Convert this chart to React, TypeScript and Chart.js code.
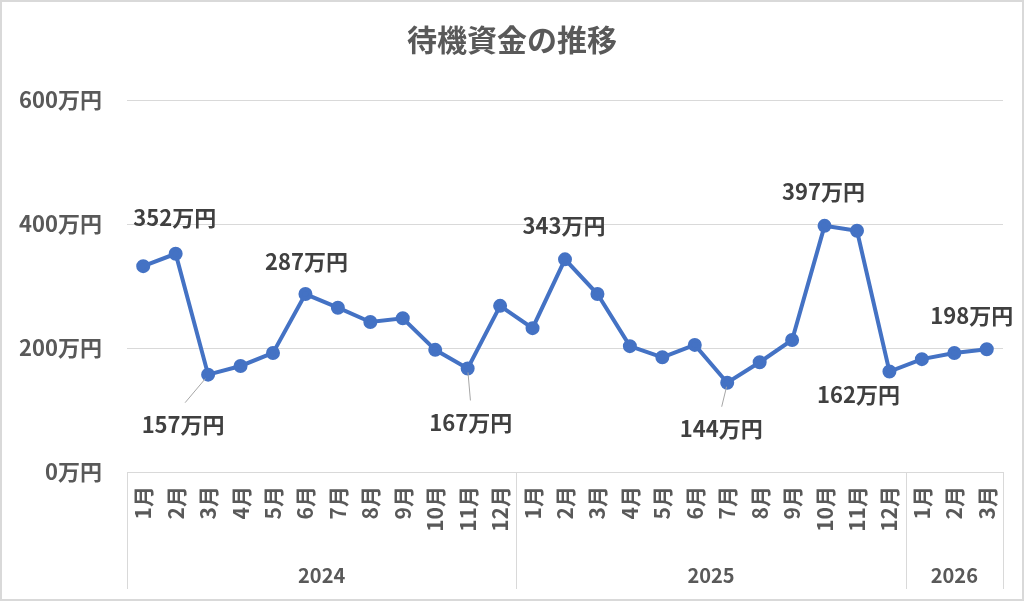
...
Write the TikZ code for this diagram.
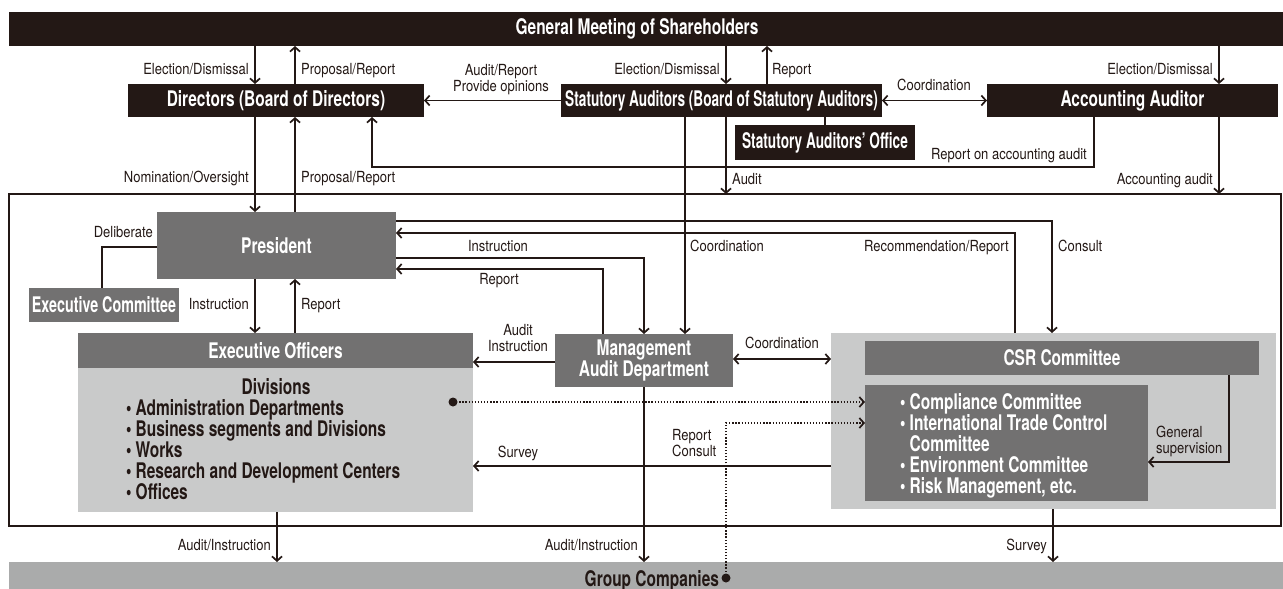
* * *
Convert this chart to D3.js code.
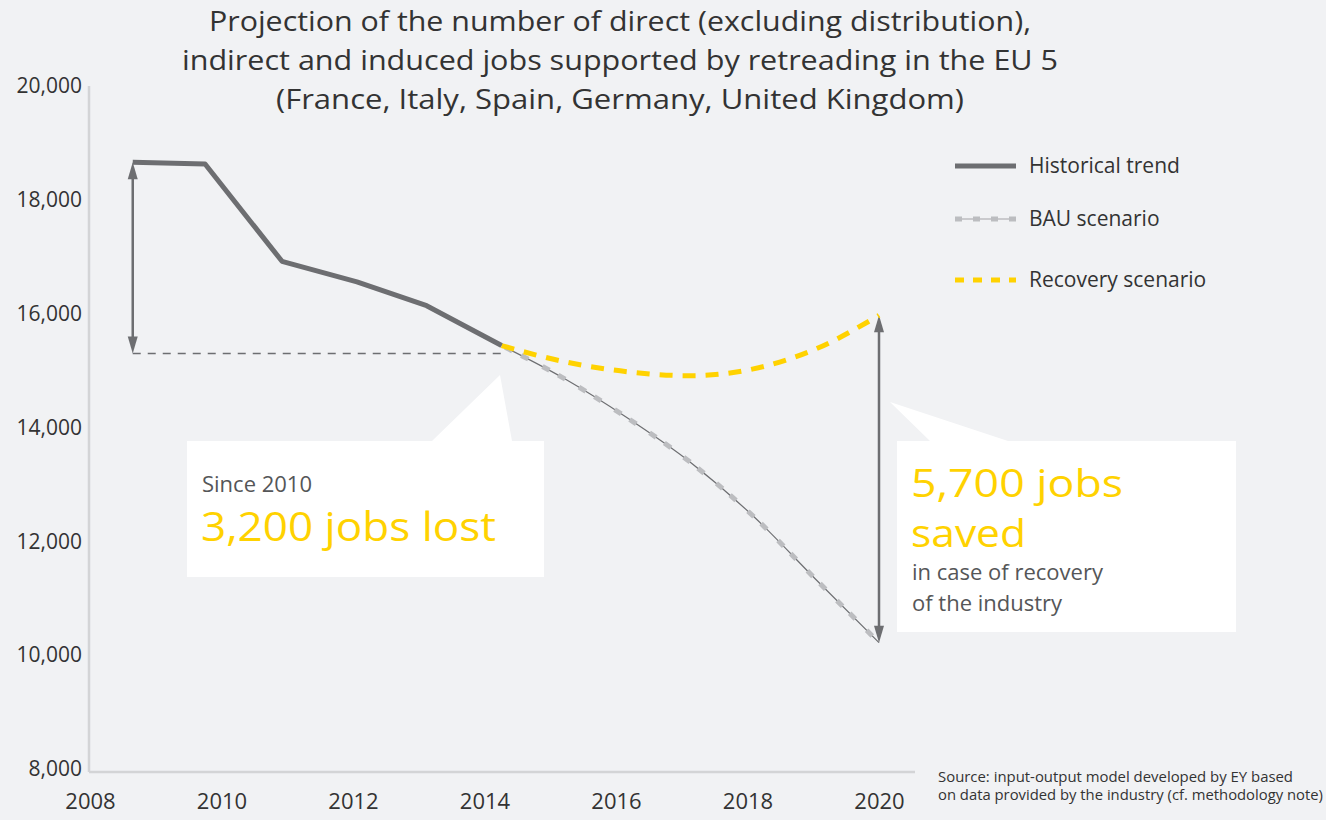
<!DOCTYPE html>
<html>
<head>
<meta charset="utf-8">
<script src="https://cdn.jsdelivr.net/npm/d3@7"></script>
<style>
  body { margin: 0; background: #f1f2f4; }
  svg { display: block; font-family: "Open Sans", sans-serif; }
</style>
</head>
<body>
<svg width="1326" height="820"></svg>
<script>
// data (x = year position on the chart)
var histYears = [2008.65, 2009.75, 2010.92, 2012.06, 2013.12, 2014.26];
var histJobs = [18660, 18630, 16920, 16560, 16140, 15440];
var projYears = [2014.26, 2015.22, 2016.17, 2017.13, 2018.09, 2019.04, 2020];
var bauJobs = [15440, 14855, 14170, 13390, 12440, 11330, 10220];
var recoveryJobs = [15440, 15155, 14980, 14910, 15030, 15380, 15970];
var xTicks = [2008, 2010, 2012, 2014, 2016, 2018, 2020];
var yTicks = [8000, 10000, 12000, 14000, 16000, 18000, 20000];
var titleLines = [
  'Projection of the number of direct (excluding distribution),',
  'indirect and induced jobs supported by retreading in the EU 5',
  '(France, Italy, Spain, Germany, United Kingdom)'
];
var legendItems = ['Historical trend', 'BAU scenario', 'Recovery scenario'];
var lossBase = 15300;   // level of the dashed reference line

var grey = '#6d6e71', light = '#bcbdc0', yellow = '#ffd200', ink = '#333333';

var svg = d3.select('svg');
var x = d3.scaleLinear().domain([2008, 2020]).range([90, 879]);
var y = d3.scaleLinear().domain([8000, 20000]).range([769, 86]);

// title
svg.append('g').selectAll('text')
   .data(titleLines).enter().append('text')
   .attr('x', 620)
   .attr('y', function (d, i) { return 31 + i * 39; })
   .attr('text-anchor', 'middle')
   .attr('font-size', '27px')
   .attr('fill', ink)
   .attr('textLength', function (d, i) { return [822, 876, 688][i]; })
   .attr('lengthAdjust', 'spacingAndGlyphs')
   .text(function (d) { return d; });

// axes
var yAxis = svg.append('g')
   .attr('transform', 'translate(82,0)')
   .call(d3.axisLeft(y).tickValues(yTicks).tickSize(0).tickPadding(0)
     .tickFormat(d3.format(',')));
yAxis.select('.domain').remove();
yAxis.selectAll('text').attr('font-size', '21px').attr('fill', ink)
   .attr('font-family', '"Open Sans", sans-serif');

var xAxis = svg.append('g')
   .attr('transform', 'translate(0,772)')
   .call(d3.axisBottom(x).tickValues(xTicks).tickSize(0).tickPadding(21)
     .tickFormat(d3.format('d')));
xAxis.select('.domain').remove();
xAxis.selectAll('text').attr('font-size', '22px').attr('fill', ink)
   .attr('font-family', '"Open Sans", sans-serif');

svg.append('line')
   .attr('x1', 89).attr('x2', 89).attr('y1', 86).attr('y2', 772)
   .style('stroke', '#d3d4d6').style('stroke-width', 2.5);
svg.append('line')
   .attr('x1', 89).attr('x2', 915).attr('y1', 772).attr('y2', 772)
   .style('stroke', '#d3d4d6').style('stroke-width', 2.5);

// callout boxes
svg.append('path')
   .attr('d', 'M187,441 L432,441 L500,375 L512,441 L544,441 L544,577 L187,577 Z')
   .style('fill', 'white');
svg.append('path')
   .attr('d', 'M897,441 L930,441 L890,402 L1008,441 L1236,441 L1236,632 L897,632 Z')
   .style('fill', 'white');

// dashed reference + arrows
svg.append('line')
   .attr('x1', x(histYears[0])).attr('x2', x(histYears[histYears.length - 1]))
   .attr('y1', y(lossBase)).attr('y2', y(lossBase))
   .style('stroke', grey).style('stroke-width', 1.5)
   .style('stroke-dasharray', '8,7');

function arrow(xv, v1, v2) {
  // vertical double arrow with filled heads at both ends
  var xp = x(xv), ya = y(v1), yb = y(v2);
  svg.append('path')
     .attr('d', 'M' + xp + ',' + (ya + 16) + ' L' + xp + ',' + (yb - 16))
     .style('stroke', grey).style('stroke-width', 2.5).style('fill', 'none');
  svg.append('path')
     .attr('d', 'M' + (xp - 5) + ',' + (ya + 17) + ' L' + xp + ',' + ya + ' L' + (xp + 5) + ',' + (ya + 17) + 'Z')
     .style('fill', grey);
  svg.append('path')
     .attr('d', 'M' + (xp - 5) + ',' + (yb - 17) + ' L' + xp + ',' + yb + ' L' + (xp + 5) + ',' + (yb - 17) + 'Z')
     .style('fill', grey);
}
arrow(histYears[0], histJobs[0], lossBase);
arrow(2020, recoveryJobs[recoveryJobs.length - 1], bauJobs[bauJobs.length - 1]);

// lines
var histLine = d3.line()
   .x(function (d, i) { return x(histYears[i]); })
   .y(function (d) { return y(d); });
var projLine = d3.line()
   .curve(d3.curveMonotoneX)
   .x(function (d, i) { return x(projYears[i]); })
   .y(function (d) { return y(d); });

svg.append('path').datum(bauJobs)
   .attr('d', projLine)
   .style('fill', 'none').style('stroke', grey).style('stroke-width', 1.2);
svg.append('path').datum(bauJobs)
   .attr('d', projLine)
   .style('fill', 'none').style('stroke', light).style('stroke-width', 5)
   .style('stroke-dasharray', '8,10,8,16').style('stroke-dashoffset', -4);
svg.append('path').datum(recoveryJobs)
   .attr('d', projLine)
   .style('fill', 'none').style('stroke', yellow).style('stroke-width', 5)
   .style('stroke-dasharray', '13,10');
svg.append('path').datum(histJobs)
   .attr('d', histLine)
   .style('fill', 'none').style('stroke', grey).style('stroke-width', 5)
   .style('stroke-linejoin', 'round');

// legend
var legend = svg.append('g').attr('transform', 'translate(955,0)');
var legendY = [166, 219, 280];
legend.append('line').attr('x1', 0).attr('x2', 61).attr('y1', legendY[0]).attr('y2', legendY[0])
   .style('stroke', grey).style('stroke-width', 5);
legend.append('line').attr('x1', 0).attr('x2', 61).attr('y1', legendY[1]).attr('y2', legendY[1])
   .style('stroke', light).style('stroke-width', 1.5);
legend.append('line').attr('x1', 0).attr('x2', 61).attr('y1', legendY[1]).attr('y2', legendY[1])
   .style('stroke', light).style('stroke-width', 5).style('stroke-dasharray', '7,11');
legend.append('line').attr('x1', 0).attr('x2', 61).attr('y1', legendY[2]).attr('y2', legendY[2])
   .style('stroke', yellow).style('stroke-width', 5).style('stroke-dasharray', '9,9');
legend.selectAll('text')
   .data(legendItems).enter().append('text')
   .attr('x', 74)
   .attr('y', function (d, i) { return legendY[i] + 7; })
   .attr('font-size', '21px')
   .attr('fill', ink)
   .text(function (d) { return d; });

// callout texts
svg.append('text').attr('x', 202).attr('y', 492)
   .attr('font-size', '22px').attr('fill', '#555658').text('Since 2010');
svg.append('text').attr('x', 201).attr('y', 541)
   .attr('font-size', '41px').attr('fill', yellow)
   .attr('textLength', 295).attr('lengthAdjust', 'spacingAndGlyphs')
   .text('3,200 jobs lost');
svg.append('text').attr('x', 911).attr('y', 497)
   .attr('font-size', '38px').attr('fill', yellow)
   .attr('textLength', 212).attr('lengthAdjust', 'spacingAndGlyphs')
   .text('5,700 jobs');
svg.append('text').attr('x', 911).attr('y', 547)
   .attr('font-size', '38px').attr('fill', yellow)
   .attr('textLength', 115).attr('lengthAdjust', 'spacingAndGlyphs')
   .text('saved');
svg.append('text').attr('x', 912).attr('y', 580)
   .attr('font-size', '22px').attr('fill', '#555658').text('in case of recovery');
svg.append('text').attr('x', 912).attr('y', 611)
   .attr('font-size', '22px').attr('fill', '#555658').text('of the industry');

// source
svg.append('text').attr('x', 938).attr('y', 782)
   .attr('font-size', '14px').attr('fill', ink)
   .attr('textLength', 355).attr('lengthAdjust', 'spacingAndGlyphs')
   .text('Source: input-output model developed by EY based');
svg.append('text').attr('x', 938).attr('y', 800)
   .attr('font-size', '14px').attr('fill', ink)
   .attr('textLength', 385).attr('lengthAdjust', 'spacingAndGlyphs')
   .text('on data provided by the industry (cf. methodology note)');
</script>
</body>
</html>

**WORK TO COMPLETE:**
Scan the lines above for "chart", then copy every one that has it.

**PROBLEM SOLUTION:**
Convert this chart to React, TypeScript and Chart.js code.
Convert this chart to D3.js code.
// data (x = year position on the chart)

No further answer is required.